The hot topic today is education. It is a subject close to everyone’s heart … especially to those with school going children. Everyone is talking about it … the fisher folks along the beaches, the paddy planters, the vegetable farmers, the cattle breeders, the teachers, the clerks and of course the political persons.
A lot of questions are asked around this topic because there are so many unanswered.
While going through some materials received from visitors to my blogs/websites, I came across a few on the subject of education. Some of these have been published in my earlier blogs a few years back, but I feel the contents are still relevant.
Here’s one sent to me around 2009.
“CHOOSING A SCHOOL
remember the time when, for the first time, I had to send my child to school. I was faced with a very difficult decision. I had to choose a good school for him. I must find a school with the best performance in terms of academic achievements. I must find a school where the environment was the most suitable for a growing child. I must find a school where the security of my child is guaranteed, because I didn’t want to feel worried every time he was in school. And then I have to find a school not too far from the house where we were staying. It was a tough job.
I remember, my husband and I would spend sleepless nights thinking about this. We would make a checklist. We would make a list of the possible schools of our choice. We would make an in-depth study of each school. We would look at the teaching community, the student population and of course the management of the school itself. We would discuss at length the pros and cons. We would look at things from all angles. We have to be very careful about the choice, because once we make our decision we must stick by it. Changing school half way will be bad for the child.
Then on the day we registered the child, we kept our fingers crossed. We were hoping we would be given the school of our choice.
Of course, the authorities normally would suggest the school nearest to our residence. Yes, that is nice. But not every school nearest to the house would fit the criteria of a good and safe school. But at least my child would get a school and when the new session started , he would be going to start his new life of searching for knowledge in school …. and he would me making friends.
Nowadays with so many schools around, it is quite difficult for us to make our choice. And with the addition of private schools, the task is made even more difficult. Some of these private schools are good or even better than some of the government schools. But the only thing that makes us parents stay away from private schools is the exorbitant sum of money they charge for each child. In some cases, this is quite justified especially when looking at the performance of the school and the examination results each year. These schools are equipped with the most modern teaching paraphernalia, a good set of qualified teachers and with a good library. But there are some private schools, which frankly do not reach the standards required or promised. These are the schools, I would suggest we stay away from. These schools are more interested in making money, rather than giving education to our children …. making education more of a commercial venture.

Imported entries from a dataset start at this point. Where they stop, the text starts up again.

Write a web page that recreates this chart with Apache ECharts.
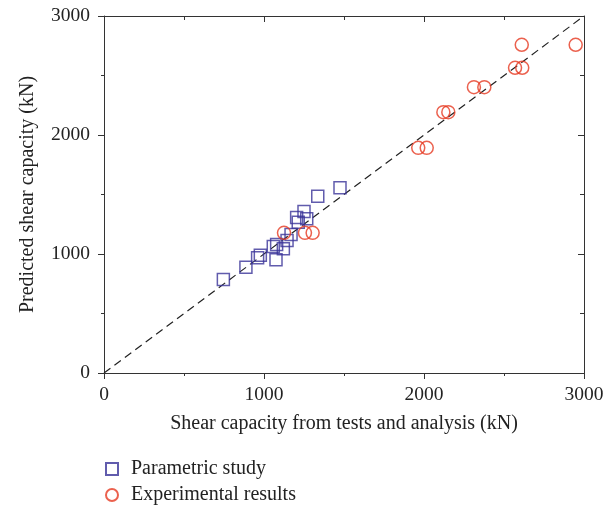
<!DOCTYPE html>
<html>
<head>
<meta charset="utf-8">
<script src="https://cdn.jsdelivr.net/npm/echarts@6/dist/echarts.min.js"></script>
<style>
  html, body { margin: 0; padding: 0; background: #fff; }
  #chart { width: 614px; height: 511px; }
</style>
</head>
<body>
<div id="chart"></div>
<script>
// parametric study: [tests/analysis, predicted]
var parametric = [
    [746, 786], [887, 889], [960, 968], [977, 990], [1075, 951],
    [1079, 1080], [1058, 1063], [1121, 1044], [1144, 1113], [1169, 1164],
    [1214, 1267], [1204, 1307], [1250, 1357], [1267, 1296], [1336, 1486],
    [1475, 1556]
];
var experimental = [
    [1125, 1178], [1256, 1178], [1304, 1178],
    [1964, 1892], [2017, 1892], [2121, 2192], [2152, 2192],
    [2312, 2402], [2377, 2402], [2569, 2565], [2614, 2565],
    [2611, 2758], [2948, 2758]
];
var equality = [[0, 0], [3000, 3000]];

var font = 'Liberation Serif';
var axisMin = 0, axisMax = 3000, step = 1000;

function outerAxis(name, gap) {
    return {
        type: 'value', min: axisMin, max: axisMax, interval: step,
        name: name, nameLocation: 'middle', nameGap: gap,
        nameTextStyle: { fontFamily: font, fontSize: 20, color: '#222' },
        axisLine: { show: true, onZero: false, lineStyle: { color: '#333', width: 1 } },
        axisTick: { show: true, inside: false, length: 6, lineStyle: { color: '#333' } },
        minorTick: { show: true, splitNumber: 2, length: 3, lineStyle: { color: '#333' } },
        axisLabel: {
            fontFamily: font, fontSize: 19.5, color: '#222', margin: 12,
            formatter: function (v) { return String(v); }
        },
        splitLine: { show: false }
    };
}
function innerAxis(pos) {
    return {
        type: 'value', min: axisMin, max: axisMax, interval: step, position: pos,
        axisLine: { show: true, onZero: false, lineStyle: { color: '#333', width: 1 } },
        axisTick: { show: true, inside: true, length: 6, lineStyle: { color: '#333' } },
        minorTick: { show: true, splitNumber: 2, length: 4, lineStyle: { color: '#333' } },
        axisLabel: { show: false },
        splitLine: { show: false }
    };
}

var chart = echarts.init(document.getElementById('chart'));
var xBottom = outerAxis('Shear capacity from tests and analysis (kN)', 41);
var yLeft = outerAxis('Predicted shear capacity (kN)', 66);
yLeft.axisLabel.margin = 14;

chart.setOption({
    animation: false,
    grid: { left: 104, right: 30, top: 16, bottom: 138 },
    legend: {
        orient: 'vertical', left: 100, top: 454, height: 57, itemGap: 6,
        itemWidth: 12, itemHeight: 12,
        textStyle: { fontFamily: font, fontSize: 20, color: '#222', padding: [0, 0, 0, 8] },
        data: ['Parametric study', 'Experimental results']
    },
    xAxis: [xBottom, innerAxis('top')],
    yAxis: [yLeft, innerAxis('right')],
    series: [
        {
            type: 'line', data: equality, showSymbol: false, silent: true,
            lineStyle: { color: '#222', width: 1.2, type: [8, 5] }, z: 1
        },
        {
            name: 'Parametric study', type: 'scatter', data: parametric,
            symbol: 'rect', symbolSize: 12,
            itemStyle: { color: 'rgba(255,255,255,0)', borderColor: '#3a3399', borderWidth: 1.5 }
        },
        {
            name: 'Experimental results', type: 'scatter', data: experimental,
            symbol: 'circle', symbolSize: 13,
            itemStyle: { color: 'rgba(255,255,255,0)', borderColor: '#e63a22', borderWidth: 1.5 }
        }
    ]
});
</script>
</body>
</html>
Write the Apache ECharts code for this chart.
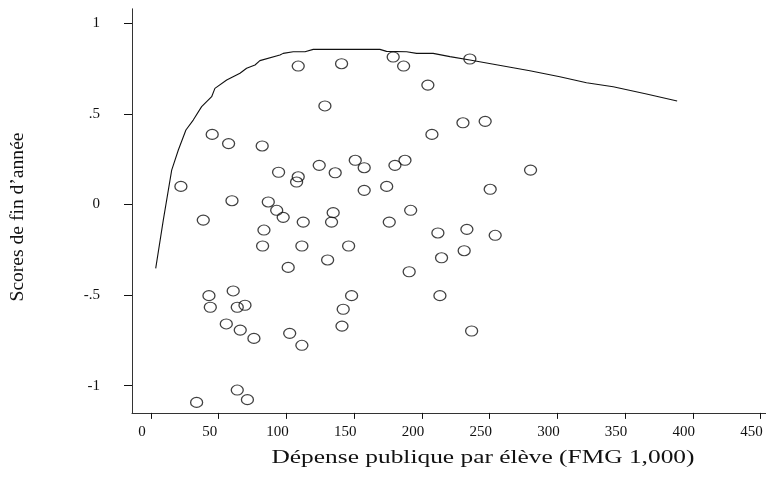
<!DOCTYPE html>
<html>
<head>
<meta charset="utf-8">
<script src="https://cdn.jsdelivr.net/npm/echarts@6/dist/echarts.min.js"></script>
<style>html,body{margin:0;padding:0;background:#fff}#c{width:766px;height:490px}</style>
</head>
<body>
<div id="c"></div>
<script>
// Scatter: spending per pupil (FMG 1,000) vs end-of-year score
const spendX = [108.7,140.7,178.8,186.5,204.4,128.4,45.2,57.3,82.1,207.4,22.1,94.2,108.7,107.5,124.2,136.0,150.8,157.4,180.1,187.5,174.0,157.4,59.8,86.6,92.8,97.6,134.5,133.3,112.4,191.7,175.9,38.6,211.8,214.5,83.4,82.4,111.4,145.9,130.4,101.3,190.6,42.8,60.7,148.1,213.3,43.8,63.7,69.4,141.9,55.6,141.0,65.9,76.0,102.4,111.4,63.7,71.2,33.7,235.4,230.3,246.7,280.2,250.4,233.2,254.1,231.2,236.7];
const scoreY = [0.764,0.777,0.814,0.764,0.659,0.544,0.387,0.336,0.323,0.387,0.100,0.178,0.153,0.124,0.216,0.175,0.244,0.203,0.216,0.244,0.100,0.078,0.021,0.014,-0.032,-0.071,-0.045,-0.097,-0.097,-0.032,-0.097,-0.086,-0.157,-0.294,-0.141,-0.229,-0.229,-0.229,-0.306,-0.347,-0.371,-0.503,-0.477,-0.503,-0.503,-0.567,-0.567,-0.556,-0.578,-0.659,-0.671,-0.693,-0.739,-0.711,-0.777,-1.024,-1.077,-1.092,0.803,0.451,0.459,0.190,0.084,-0.137,-0.170,-0.255,-0.698];
// Fitted curve
const curveX = [3.5,9.1,15.3,20.2,25.8,31.2,37.4,44.8,47.2,55.9,65.7,70.6,76.8,80.4,95.2,97.6,105.0,113.7,119.8,169.0,173.9,188.7,196.1,208.3,220.7,235.4,279.7,301.8,321.5,341.2,365.8,388.4];
const curveY = [-0.352,-0.086,0.190,0.301,0.411,0.466,0.540,0.595,0.641,0.687,0.724,0.752,0.770,0.794,0.825,0.834,0.843,0.843,0.856,0.856,0.845,0.843,0.834,0.834,0.816,0.797,0.738,0.705,0.672,0.650,0.610,0.571];
// Ticks
const xTicks = [0,50,100,150,200,250,300,350,400,450];
const yTicks = [-1,-0.5,0,0.5,1];
const yTickLabels = ['-1','-.5','0','.5','1'];
const xTitle = 'Dépense publique par élève (FMG 1,000)';
const yTitle = 'Scores de fin d\u2019année';

const scatterData = spendX.map((x, i) => [x, scoreY[i]]);
const curveData = curveX.map((x, i) => [x, curveY[i]]);
const font = '"Liberation Serif", "Times New Roman", serif';

function measure(text, f) {
  const ctx = document.createElement('canvas').getContext('2d');
  ctx.font = f;
  return ctx.measureText(text).width;
}
const xTitleFont = '19px ' + font;
const yTitleFont = '18px ' + font;
const xScale = 423 / measure(xTitle, xTitleFont);
const yScale = 169 / measure(yTitle, yTitleFont);

const chart = echarts.init(document.getElementById('c'), null, {renderer: 'canvas'});
chart.setOption({
  animation: false,
  backgroundColor: '#fff',
  grid: {left: 132, right: 0, top: 8.8, bottom: 77.1, containLabel: false},
  xAxis: {
    type: 'value', min: -14, max: 454,
    splitLine: {show: false},
    axisLine: {show: true, onZero: false, lineStyle: {color: '#333', width: 1}},
    axisTick: {show: true, length: 6, customValues: xTicks, lineStyle: {color: '#111'}},
    axisLabel: {customValues: xTicks, margin: 12, color: '#111', fontFamily: font, fontSize: 15, padding: [0, 18, 0, 0]}
  },
  yAxis: {
    type: 'value', min: -1.15, max: 1.08,
    splitLine: {show: false},
    axisLine: {show: true, onZero: false, lineStyle: {color: '#333', width: 1}},
    axisTick: {show: true, length: 8, customValues: yTicks, lineStyle: {color: '#111'}},
    axisLabel: {customValues: yTicks, margin: 32, color: '#111', fontFamily: font, fontSize: 15,
      formatter: v => { const i = yTicks.findIndex(t => Math.abs(t - v) < 1e-9); return i >= 0 ? yTickLabels[i] : ''; }}
  },
  graphic: [
    {type: 'text', x: 483, y: 458, scaleX: xScale, style: {text: xTitle, font: xTitleFont, fill: '#111', align: 'center', verticalAlign: 'middle'}},
    {type: 'text', x: 18, y: 217, rotation: Math.PI / 2, scaleX: yScale, style: {text: yTitle, font: yTitleFont, fill: '#111', align: 'center', verticalAlign: 'middle'}}
  ],
  series: [
    {type: 'scatter', data: scatterData, symbol: 'circle', symbolSize: [12, 10],
     itemStyle: {color: 'rgba(255,255,255,0)', borderColor: '#111', borderWidth: 1.2}, z: 3},
    {type: 'line', data: curveData, showSymbol: false, smooth: false,
     lineStyle: {color: '#111', width: 1.1}, z: 2}
  ]
});
</script>
</body>
</html>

This is where as parents we should know our roles and responsibilities in the education of our children. If we want to take the easy way out, of course we would not bother very much about all these, especially when we have the money to throw around.
This brings me to a remark made by an elderly gentleman, who has retired from the teaching profession. He was with it for more than 30 years. He said that the school or the type of school is not that important. What is important is the child. If he goes to school to learn to be a useful citizen in later life, than in whatever school we put him in, he would do just that, and he would excel. It is not really necessary that the best school would produce the best students. And we as parents have a very big role to play.
The writer would like to remain anonymous.